Dachau Blues…and Greys

Another field recording based work, but with quite a different intent from the above, is the double-disc set Gurs/ Drancy/ Gare de Bobigny/ Auschwitz/ Birkenau/ Chelmo-Kulmhof/ Majdaneck/ Sobibor/ Treblinka (GRUENREKORDER GRUEN 085 / BRUIT CLAIR RECORDS BC06) created by Stéphane Garin and Sylvestre Gobart. The two discs are compilations of recent field recordings made at these sites of Nazi concentration camps and extermination centres across parts of Europe (France, Poland and the Ukraine); the package comes with several monotone photographs, and the artists intend to “draw up a sound and photo picture” of these zones. I must stress that their work has serious artistic intent, and is nothing to do with certain “industrial” musicians who, in the past, have flirted with Nazi and death-camp imagery simply for its shock value. No, the idea behind this release is to explore memories of the past, collecting recordings from these camps which are now monuments and memorials, making edits and assembling short incomplete and inconclusive episodes, and finding out what might be revealed.

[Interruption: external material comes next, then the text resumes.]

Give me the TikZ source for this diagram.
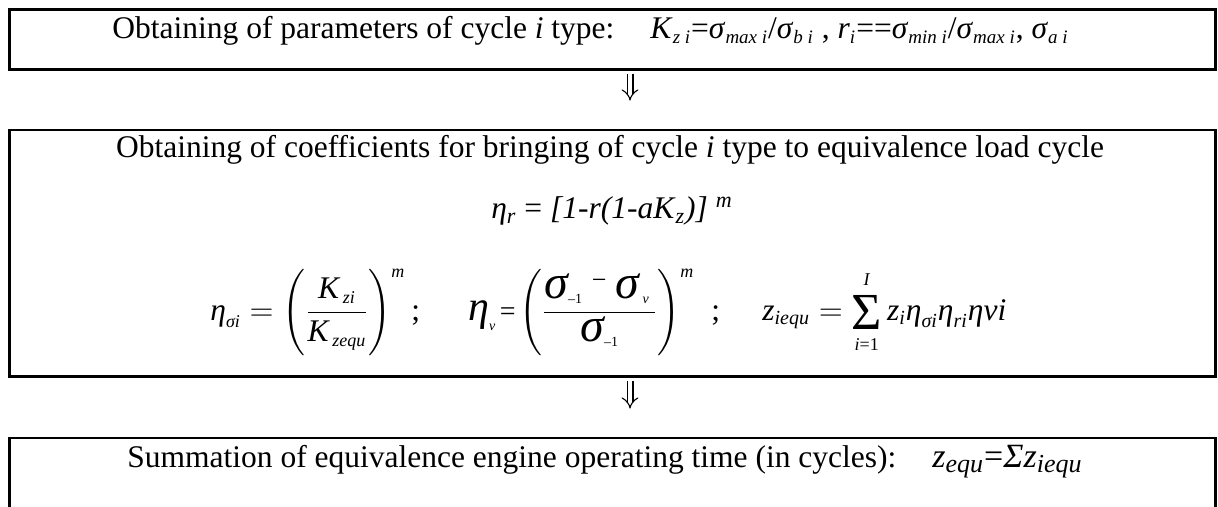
\documentclass[tikz,border=0pt]{standalone}
\usepackage{fix-cm}
\usepackage{amsmath}
\usepackage{fontspec}
\setmainfont{Liberation Serif}
\usetikzlibrary{fit,arrows.meta}
\newcommand\sz[2]{\text{\fontsize{#1}{#1}\selectfont\itshape #2}}
\newcommand\up[2]{\text{\fontsize{#1}{#1}\selectfont\upshape #2}}
\newcommand\sbs[1]{\textsubscript{\fontsize{9.5}{10}\selectfont\itshape #1}}
\begin{document}
\begin{tikzpicture}[x=0.5pt,y=-0.5pt,
  box/.style={draw, line width=1.4pt, inner sep=0pt},
  txt/.style={inner sep=0pt, anchor=base west, font=\fontsize{15.75}{19}\selectfont},
  dbl/.style={double, double distance=2.4pt, line width=0.55pt,
    -{Implies[length=4pt,width=9pt]}, shorten <=1.5pt, shorten >=14pt}]
\useasboundingbox (0,0) rectangle (1218,507);
\clip (0,0) rectangle (1218,507);
% boxes
\node[box, fit={(9.5,9.5) (1215.5,69.5)}] (b1) {};
\node[box, fit={(9.5,130) (1215.5,376.5)}] (b2) {};
\node[box, fit={(9.5,438) (1215.5,580)}] (b3) {};
\coordinate (ax) at (630,0);
% arrows
\draw[dbl] (b1.south -| ax) -- (b2.north -| ax);
\draw[dbl] (b2.south -| ax) -- (b3.north -| ax);
% box 1
\node[txt] (t1) at (112,39) {Obtaining of parameters of cycle \textit{i} type:};
\node[txt] (t1f) at (650,39) {\textit{K}\sbs{z i}=\textit{σ}\sbs{max i}/\textit{σ}\sbs{b i} , \textit{r}\sbs{i}==\textit{σ}\sbs{min i}/\textit{σ}\sbs{max i}, \textit{σ}\sbs{a i}};
% box 2
\node[txt, anchor=base] (t2) at (610,158) {Obtaining of coefficients for bringing of cycle \textit{i} type to equivalence load cycle};
\node[txt, anchor=base] (t3) at (612,219) {\textit{η}\textsubscript{\textit{r}} = \textit{[1-r(1-aK}\textsubscript{\textit{z}}\textit{)]} \textsuperscript{\textit{m}}};
\node[txt] (f1) at (210,320) {$\sz{15.75}{η}_{\sz{9}{σi}} = \left(\vcenter{\hbox{\rule{0pt}{42pt}}}\dfrac{\sz{15.75}{K}_{\,\sz{9}{zi}}}{\sz{15.75}{K}_{\,\sz{9}{zequ}}}\right)^{\sz{9}{m}}$};
\node[txt] (s1) at (411,320) {;};
\node[txt] (f2) at (468,320) {$\sz{21}{η}_{\sz{7}{v}} \!\mathrel{\up{14}{=}}\! \left(\vcenter{\hbox{\rule{0pt}{42pt}}}\dfrac{\sz{24}{σ}_{\up{7}{–1}}\;\raisebox{5pt}{\up{13}{−}}\;\sz{24}{σ}_{\,\sz{7}{v}}\,}{\sz{24}{σ}_{\up{7}{–1}}}\right)^{\sz{9}{m}}$};
\node[txt] (s2) at (711,320) {;};
\node[txt] (f3) at (762,320) {$\sz{15.75}{z}_{\sz{10}{iequ}} = \mathop{\vcenter{\hbox{\up{26}{Σ}}}}\limits_{\raisebox{-2pt}{$\sz{9}{i}\up{9}{=1}$}}^{\raisebox{2pt}{$\sz{9}{I}$}} \sz{15.75}{z}_{\sz{10}{i}}\sz{15.75}{η}_{\sz{10}{σi}}\sz{15.75}{η}_{\sz{10}{ri}}\sz{15.75}{ηvi}$};
% box 3
\node[txt] (t5) at (127,467) {Summation of equivalence engine operating time (in cycles):};
\node[txt] (t5f) at (932,467) {\fontsize{17}{20}\selectfont\textit{z}\textsubscript{\textit{\fontsize{13}{15}\selectfont equ}}=\textit{Σz}\textsubscript{\textit{\fontsize{13}{15}\selectfont iequ}}};
\end{tikzpicture}
\end{document}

Since many of these sites are now museums and used as educational places for school field trips, quite often we hear troops of visiting school children; at other times we hear machinery, cars, trains and other vehicles; also the voices of guides of curators, gently discussing matters. Mostly though we hear a strange and indescribable grey murmur, a distant rumbling, which (given the context) cannot help but be strangely moving. The inserted portfolio of grey photographs are equally evocative in like manner. The artists say they wish to “call up what cannot be seen any longer” and “show that there is nothing left to see”; the recordings are named, quite simply and starkly, with factual locations and dates, and there is no attempt to build a narrative from these disjointed segments of information. This approach starts to raise many troubling questions about the nature of our collective memory, and casts doubt about the meaning of history, our ability to remember things at all. Oddly enough I write these lines after seeing the retrospective Gerhard Richter show at the Tate Modern, and some of his powerful paintings (also working with shades of grey, very coincidentally) touch on quite similar themes, attempting to excavate buried memories; I’m thinking especially of his 1965 portraits of Uncle Rudi and Herr Heyde. In all, this is a very interesting release which I recommend.